§ Do this
Transcribe only the part of the material below that begins at the line containing "Emit a Python" and ends at the line containing "ax.text(1.5, 33, 'GMWL', fontsize=12.5, va='center', ha='left')", with both kept and images left out.

---- Dataset records

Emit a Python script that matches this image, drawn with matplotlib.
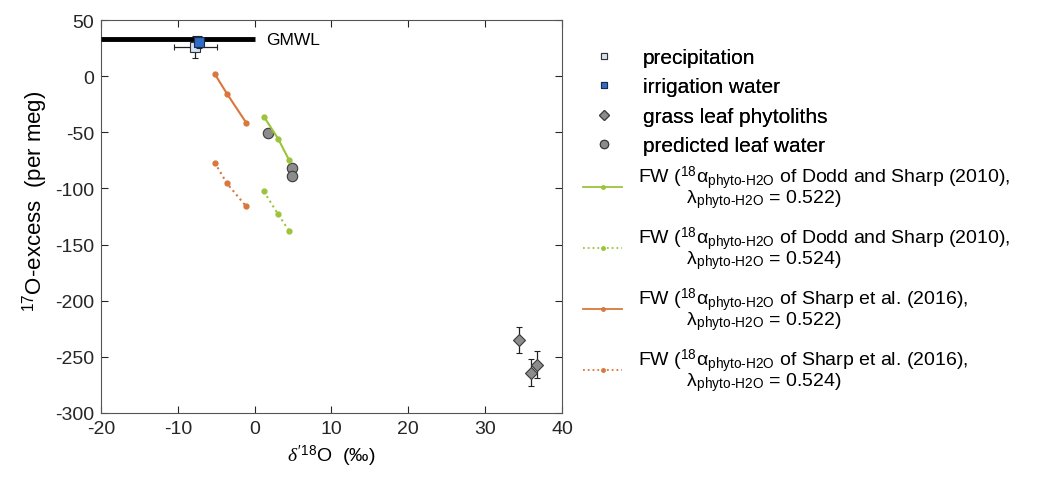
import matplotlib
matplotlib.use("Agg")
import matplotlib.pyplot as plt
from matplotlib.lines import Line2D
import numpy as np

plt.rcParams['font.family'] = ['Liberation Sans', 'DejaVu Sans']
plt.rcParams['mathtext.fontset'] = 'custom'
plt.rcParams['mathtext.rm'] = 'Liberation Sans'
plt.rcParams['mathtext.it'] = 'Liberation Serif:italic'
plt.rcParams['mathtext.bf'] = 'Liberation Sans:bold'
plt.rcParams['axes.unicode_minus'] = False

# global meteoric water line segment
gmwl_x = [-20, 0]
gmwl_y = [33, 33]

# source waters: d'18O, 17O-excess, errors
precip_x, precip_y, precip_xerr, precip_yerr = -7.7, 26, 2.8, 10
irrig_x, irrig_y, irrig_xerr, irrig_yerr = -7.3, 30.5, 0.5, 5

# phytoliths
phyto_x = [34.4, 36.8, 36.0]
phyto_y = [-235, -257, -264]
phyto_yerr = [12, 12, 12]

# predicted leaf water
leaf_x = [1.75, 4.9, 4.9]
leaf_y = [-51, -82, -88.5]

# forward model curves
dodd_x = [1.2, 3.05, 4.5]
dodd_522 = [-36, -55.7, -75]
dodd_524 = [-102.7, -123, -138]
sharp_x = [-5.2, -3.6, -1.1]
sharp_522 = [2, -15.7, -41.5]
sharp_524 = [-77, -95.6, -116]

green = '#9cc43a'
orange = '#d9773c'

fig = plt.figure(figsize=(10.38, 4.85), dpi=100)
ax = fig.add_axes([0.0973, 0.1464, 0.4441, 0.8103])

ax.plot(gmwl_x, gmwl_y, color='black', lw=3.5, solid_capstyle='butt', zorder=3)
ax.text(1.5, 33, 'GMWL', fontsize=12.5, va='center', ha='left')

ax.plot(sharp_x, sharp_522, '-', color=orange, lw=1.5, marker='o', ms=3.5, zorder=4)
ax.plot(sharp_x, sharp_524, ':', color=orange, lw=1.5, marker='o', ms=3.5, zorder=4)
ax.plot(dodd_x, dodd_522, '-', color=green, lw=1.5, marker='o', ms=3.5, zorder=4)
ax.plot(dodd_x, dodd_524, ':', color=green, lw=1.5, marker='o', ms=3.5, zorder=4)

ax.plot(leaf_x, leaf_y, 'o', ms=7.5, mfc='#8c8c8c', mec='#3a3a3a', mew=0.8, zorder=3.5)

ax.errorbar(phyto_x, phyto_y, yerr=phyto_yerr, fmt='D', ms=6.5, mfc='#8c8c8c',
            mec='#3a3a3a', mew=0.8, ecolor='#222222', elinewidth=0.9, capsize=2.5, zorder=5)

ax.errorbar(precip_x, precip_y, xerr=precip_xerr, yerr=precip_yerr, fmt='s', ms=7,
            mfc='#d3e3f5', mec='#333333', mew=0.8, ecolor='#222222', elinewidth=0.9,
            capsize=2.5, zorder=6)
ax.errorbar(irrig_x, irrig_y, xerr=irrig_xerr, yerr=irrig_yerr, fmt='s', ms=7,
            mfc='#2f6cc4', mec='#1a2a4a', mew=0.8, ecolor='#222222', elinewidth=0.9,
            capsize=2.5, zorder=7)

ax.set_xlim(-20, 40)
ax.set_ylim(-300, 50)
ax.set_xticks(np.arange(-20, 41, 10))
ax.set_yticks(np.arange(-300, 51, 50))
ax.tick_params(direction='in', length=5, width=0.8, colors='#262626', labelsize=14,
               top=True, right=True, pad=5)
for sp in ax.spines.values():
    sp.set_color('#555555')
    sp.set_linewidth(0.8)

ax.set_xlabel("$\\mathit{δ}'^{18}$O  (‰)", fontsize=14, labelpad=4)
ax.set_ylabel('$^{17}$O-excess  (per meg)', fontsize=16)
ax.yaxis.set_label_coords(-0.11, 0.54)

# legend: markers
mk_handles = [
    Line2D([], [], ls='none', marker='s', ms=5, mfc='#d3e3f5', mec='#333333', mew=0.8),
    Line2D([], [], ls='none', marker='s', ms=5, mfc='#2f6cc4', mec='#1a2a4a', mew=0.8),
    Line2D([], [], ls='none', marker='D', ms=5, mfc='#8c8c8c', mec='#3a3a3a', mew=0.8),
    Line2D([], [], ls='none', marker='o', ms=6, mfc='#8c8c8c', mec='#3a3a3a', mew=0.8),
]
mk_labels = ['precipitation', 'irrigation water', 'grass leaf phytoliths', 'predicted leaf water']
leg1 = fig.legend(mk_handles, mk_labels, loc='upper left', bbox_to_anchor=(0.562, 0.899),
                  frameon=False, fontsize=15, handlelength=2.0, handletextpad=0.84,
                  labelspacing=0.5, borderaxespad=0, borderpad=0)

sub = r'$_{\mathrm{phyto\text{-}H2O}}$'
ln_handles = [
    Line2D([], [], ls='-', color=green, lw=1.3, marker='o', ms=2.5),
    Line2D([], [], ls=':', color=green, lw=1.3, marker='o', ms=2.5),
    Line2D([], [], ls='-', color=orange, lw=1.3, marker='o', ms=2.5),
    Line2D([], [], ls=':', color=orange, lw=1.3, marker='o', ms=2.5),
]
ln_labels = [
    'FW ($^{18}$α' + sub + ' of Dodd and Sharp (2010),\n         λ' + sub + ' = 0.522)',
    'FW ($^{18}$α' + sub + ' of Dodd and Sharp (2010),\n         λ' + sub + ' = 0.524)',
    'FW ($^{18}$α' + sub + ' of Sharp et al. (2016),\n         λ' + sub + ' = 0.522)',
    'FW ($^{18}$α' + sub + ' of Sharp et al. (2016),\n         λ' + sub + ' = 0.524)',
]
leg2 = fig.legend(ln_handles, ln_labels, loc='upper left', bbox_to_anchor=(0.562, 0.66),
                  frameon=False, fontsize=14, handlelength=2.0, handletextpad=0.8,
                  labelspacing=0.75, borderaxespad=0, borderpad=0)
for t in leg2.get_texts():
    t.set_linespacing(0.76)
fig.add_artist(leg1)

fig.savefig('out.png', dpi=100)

--------
---- Dataset records

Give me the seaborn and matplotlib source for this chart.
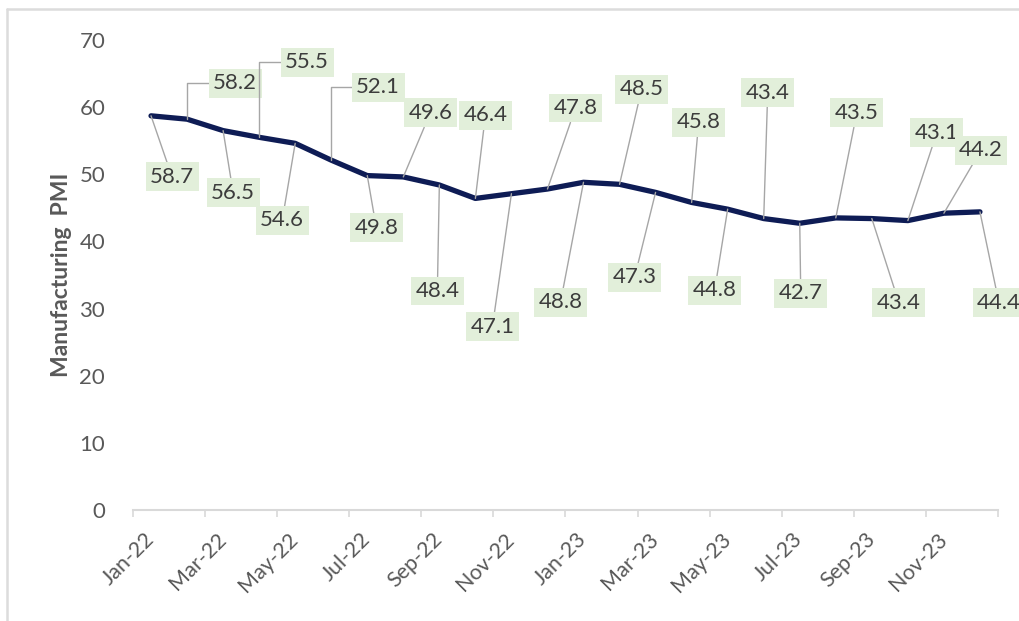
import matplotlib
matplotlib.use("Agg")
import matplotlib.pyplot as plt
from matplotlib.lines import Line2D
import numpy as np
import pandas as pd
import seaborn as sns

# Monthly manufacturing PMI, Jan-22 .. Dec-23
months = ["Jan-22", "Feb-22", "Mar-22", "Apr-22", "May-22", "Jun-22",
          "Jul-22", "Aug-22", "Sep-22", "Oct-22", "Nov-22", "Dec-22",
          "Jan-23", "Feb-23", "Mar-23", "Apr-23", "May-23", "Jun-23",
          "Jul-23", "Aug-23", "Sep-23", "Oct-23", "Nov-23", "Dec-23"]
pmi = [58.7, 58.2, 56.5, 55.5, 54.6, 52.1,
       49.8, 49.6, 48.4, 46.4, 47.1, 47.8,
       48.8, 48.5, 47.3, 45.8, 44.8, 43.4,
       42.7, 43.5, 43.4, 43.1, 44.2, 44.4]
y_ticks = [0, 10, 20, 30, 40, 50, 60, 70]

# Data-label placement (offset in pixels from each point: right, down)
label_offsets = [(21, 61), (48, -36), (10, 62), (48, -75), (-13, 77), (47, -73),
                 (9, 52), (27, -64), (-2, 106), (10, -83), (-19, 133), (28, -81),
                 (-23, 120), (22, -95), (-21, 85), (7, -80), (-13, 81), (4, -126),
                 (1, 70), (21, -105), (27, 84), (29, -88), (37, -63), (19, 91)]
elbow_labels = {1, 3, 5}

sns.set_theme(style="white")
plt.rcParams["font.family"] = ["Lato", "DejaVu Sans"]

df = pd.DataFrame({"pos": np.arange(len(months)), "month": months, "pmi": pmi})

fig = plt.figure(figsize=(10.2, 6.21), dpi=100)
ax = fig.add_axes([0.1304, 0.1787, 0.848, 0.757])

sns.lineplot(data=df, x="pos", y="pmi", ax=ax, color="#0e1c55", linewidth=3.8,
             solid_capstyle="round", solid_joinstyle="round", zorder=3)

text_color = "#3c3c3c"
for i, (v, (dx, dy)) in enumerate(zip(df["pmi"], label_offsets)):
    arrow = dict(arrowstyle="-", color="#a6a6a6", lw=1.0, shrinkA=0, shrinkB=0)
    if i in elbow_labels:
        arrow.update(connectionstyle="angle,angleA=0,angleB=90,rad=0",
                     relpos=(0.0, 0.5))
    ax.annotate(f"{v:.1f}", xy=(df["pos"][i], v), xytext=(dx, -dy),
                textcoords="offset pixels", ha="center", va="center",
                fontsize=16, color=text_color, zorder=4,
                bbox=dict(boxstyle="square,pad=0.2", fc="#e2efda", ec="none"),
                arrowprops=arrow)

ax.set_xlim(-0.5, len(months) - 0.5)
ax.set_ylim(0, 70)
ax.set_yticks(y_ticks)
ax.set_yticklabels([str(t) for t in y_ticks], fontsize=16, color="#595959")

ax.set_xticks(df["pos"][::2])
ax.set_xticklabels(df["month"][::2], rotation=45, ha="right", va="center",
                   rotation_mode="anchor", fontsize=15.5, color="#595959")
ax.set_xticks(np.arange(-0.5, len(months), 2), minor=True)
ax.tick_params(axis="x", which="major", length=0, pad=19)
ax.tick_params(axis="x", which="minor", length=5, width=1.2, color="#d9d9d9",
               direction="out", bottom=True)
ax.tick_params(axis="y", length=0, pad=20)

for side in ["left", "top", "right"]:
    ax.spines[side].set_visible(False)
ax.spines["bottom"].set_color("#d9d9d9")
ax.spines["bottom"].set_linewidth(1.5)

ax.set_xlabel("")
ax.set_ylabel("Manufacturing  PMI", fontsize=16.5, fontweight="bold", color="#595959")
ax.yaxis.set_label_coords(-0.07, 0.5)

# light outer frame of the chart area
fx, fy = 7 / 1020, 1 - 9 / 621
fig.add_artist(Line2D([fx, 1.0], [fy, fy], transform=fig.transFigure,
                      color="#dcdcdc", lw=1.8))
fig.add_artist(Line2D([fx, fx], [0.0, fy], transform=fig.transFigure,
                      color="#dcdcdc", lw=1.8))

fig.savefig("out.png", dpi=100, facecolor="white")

--------
---- Dataset records

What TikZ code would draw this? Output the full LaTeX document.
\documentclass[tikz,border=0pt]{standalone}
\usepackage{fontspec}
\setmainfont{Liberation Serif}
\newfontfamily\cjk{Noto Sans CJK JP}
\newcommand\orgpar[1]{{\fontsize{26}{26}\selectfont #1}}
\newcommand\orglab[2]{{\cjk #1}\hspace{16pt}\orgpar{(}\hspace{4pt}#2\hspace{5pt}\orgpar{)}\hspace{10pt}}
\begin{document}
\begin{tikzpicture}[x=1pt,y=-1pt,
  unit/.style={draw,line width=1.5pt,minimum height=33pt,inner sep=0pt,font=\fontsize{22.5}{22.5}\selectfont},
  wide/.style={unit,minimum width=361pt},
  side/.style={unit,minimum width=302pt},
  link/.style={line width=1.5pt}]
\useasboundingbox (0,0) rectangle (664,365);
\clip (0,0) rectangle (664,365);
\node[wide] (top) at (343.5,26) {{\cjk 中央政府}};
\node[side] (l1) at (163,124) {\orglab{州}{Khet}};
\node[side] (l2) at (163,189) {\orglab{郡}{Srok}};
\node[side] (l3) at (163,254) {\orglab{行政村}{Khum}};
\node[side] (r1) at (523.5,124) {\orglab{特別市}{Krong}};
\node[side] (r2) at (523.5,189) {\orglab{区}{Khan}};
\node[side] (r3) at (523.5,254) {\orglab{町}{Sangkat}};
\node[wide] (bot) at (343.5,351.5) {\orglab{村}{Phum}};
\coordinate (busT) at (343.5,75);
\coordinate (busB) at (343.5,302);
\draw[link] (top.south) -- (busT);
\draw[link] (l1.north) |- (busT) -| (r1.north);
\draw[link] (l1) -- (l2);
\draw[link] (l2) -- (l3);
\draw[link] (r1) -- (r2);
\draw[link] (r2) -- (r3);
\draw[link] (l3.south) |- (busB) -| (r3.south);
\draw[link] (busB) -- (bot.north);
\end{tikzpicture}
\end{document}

--------

§ Reply to the task
Emit a Python script that matches this image, drawn with matplotlib.
import matplotlib
matplotlib.use("Agg")
import matplotlib.pyplot as plt
from matplotlib.lines import Line2D
import numpy as np

plt.rcParams['font.family'] = ['Liberation Sans', 'DejaVu Sans']
plt.rcParams['mathtext.fontset'] = 'custom'
plt.rcParams['mathtext.rm'] = 'Liberation Sans'
plt.rcParams['mathtext.it'] = 'Liberation Serif:italic'
plt.rcParams['mathtext.bf'] = 'Liberation Sans:bold'
plt.rcParams['axes.unicode_minus'] = False

# global meteoric water line segment
gmwl_x = [-20, 0]
gmwl_y = [33, 33]

# source waters: d'18O, 17O-excess, errors
precip_x, precip_y, precip_xerr, precip_yerr = -7.7, 26, 2.8, 10
irrig_x, irrig_y, irrig_xerr, irrig_yerr = -7.3, 30.5, 0.5, 5

# phytoliths
phyto_x = [34.4, 36.8, 36.0]
phyto_y = [-235, -257, -264]
phyto_yerr = [12, 12, 12]

# predicted leaf water
leaf_x = [1.75, 4.9, 4.9]
leaf_y = [-51, -82, -88.5]

# forward model curves
dodd_x = [1.2, 3.05, 4.5]
dodd_522 = [-36, -55.7, -75]
dodd_524 = [-102.7, -123, -138]
sharp_x = [-5.2, -3.6, -1.1]
sharp_522 = [2, -15.7, -41.5]
sharp_524 = [-77, -95.6, -116]

green = '#9cc43a'
orange = '#d9773c'

fig = plt.figure(figsize=(10.38, 4.85), dpi=100)
ax = fig.add_axes([0.0973, 0.1464, 0.4441, 0.8103])

ax.plot(gmwl_x, gmwl_y, color='black', lw=3.5, solid_capstyle='butt', zorder=3)
ax.text(1.5, 33, 'GMWL', fontsize=12.5, va='center', ha='left')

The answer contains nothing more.